Should a child’s obese body be used as evidence to support their removal from their parents' care? According to a recent report in The Age newspaper, the Children’s Court of Victoria thinks so.
Victoria’s Department of Human Services (DHS) has cited a young person’s obesity in at least two child protection cases this year. A spokesperson for the DHS told The Age obesity was not of itself grounds for child protection workers to become involved with a family. Nevertheless, the fact that obesity was used as evidence at all demonstrates that a child’s obese body is considered proof of abusive or neglectful parenting. But should it be?
Both Victorian children seem to have been placed into care, in part, because their mothers contributed to their obesity. The teenage girl was allowed to eat too much, while the boy’s medical intervention had failed because his mother let him sit “in his room, eating and inactive”. The courts and DHS assumed that if these children had different parents – or no parents at all – they would not be obese.
The central argument in these two cases is that the parents have neglected their child’s medical needs: the need to not be obese. Indeed, much of the debate around this issue (and childhood obesity in general) frames obesity as a medical problem that may be solved by medical intervention – including hormone treatment, medication and surgery – and of course, by making healthy lifestyle choices.
But there is a moral undercurrent to this issue of neglect. This stems from our societal understanding of what it means to be fat. The body is wrongly assumed to be an accurate indicator of a person’s moral worth – or lack of. Someone who is lean, even skinny, is perceived to be a “good person”: healthy, fit and active.
Conversely, a person who is fat is judged as having a lack of morals. They must be lazy, unhealthy, greedy, inactive, unfit, even stupid. In short, a fat person is deemed to be a bad person and a drain on the economy and society.
These two parents, as well as parents of fat children in general, are criticised and even demonised for failing to save their children from the sins of sloth, gluttony, and greed. They have been judged to be neglectful in their duty to protect their children from being fat. And when a parent is accused of causing or contributing to their child’s fatness, it’s insinuated that they’re also corrupting their child and creating a “bad person”.
These two Victorian children have been removed from their parent’s care to save them from neglectful parenting, ill-health, a fat body – and their soul. This is not to say that there were no medical reasons for placing these children into state care. But when we talk about obesity, our understandings of the fat body are imbued with both moral and medical assumptions. And it has become difficult to separate the two.
Within a modern understanding of health, the fat body is also seen as the failure of individuals to look after their own (or their own children’s) bodies. By judging fat people as irresponsible – neglecting to make healthy “choices” – fat people are unfairly blamed for being fat. In these cases though, the parents have been blamed for allowing their children to be fat.
Who’s to blame?
There will be commentators who continue to argue that people just need to take more responsibility for their own health and actions by making the right choices.

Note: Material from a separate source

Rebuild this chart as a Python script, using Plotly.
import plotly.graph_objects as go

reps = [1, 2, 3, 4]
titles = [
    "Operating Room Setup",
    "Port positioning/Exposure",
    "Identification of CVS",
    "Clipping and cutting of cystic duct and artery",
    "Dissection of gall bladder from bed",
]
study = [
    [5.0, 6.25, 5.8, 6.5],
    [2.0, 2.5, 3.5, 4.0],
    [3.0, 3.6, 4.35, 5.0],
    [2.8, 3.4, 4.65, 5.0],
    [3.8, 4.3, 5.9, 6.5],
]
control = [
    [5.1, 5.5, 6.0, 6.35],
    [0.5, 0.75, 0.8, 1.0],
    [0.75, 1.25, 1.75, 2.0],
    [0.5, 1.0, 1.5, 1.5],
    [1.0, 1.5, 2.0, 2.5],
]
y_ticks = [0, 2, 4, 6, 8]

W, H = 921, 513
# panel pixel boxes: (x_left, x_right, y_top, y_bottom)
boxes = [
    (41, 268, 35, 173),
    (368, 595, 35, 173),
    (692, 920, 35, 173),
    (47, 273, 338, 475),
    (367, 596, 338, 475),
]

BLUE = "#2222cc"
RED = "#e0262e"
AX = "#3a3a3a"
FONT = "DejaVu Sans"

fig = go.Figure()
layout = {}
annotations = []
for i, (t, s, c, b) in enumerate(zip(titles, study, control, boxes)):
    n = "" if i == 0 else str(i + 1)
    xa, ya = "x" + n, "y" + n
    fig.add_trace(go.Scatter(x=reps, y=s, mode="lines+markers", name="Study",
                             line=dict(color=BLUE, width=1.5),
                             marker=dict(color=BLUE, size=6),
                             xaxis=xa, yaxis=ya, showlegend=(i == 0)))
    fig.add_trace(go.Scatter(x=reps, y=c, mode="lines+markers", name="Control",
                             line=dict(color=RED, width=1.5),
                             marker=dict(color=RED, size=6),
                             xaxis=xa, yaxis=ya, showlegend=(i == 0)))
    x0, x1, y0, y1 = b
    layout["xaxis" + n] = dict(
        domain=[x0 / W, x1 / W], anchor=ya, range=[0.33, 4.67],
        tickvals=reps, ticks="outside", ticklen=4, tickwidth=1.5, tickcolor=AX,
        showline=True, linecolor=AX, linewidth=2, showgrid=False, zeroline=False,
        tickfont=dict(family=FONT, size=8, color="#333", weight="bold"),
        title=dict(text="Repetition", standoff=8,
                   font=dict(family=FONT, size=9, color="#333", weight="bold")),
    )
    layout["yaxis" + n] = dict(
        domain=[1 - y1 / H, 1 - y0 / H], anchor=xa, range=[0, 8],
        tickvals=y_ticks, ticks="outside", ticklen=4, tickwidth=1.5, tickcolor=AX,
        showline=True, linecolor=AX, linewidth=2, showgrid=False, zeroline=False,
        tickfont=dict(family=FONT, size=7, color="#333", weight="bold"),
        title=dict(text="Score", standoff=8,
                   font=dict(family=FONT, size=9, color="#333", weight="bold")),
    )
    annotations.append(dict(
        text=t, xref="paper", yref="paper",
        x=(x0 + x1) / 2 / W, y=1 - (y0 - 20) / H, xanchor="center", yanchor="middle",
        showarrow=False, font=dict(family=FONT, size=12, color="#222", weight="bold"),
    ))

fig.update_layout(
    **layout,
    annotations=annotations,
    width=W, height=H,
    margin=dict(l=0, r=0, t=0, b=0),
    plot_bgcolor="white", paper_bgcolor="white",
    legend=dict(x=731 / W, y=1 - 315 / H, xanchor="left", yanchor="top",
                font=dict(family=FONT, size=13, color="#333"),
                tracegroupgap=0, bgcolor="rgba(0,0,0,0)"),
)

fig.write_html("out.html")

But this isn’t always easy. And blaming a mother for making her child fat does not begin to acknowledge the multiple, oppressive forces that restrict the choices a parent can make.
As Associate Professor John Dixon has rightly pointed out, parents and children who are obese are themselves victims. It is well established that economic, environmental, social, cultural, historical and political forces act as determinants on children’s health and bodies. These factors also affect the ability to parent well.

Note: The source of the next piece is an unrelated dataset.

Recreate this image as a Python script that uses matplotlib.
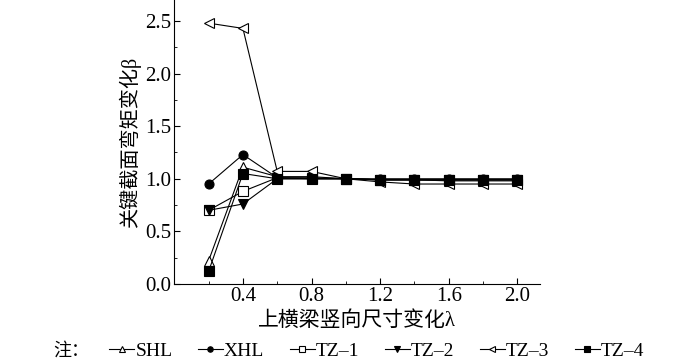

Children who live in poverty are highly represented in obesity statistics. Does this mean poor parents are the most neglectful and abusive parents? Or poor children are the laziest? There are obviously many other forces at play.
I don’t know all of the details of these particular cases, and thus cannot say whether these children and their parents needed to be separated. There were obviously other issues of neglect or abuse that alerted the authorities to begin with. However, it appears that these two Victorian children’s fatness was, to some degree, used as evidence of child abuse or neglect.
My concern is that it is not only courts and DHS who blame a child’s fatness on the parents. Teachers, journalists, politicians, doctors, academics and members of the public are sometimes quick to judge fat kids and their bad parents without considering other determinants on health or the assumptions that shape how we understand a fat body.
Perhaps instead of criticising parents of all fat children, or fat children themselves, it is more productive and positive to confront the wider issues of neglect. Yes, there are many families who need sustained support and help with their children’s health. However, just making fat kids thinner will do little to address the fat elephant in the room – the social injustices which continue to be perpetuated by social inequalities.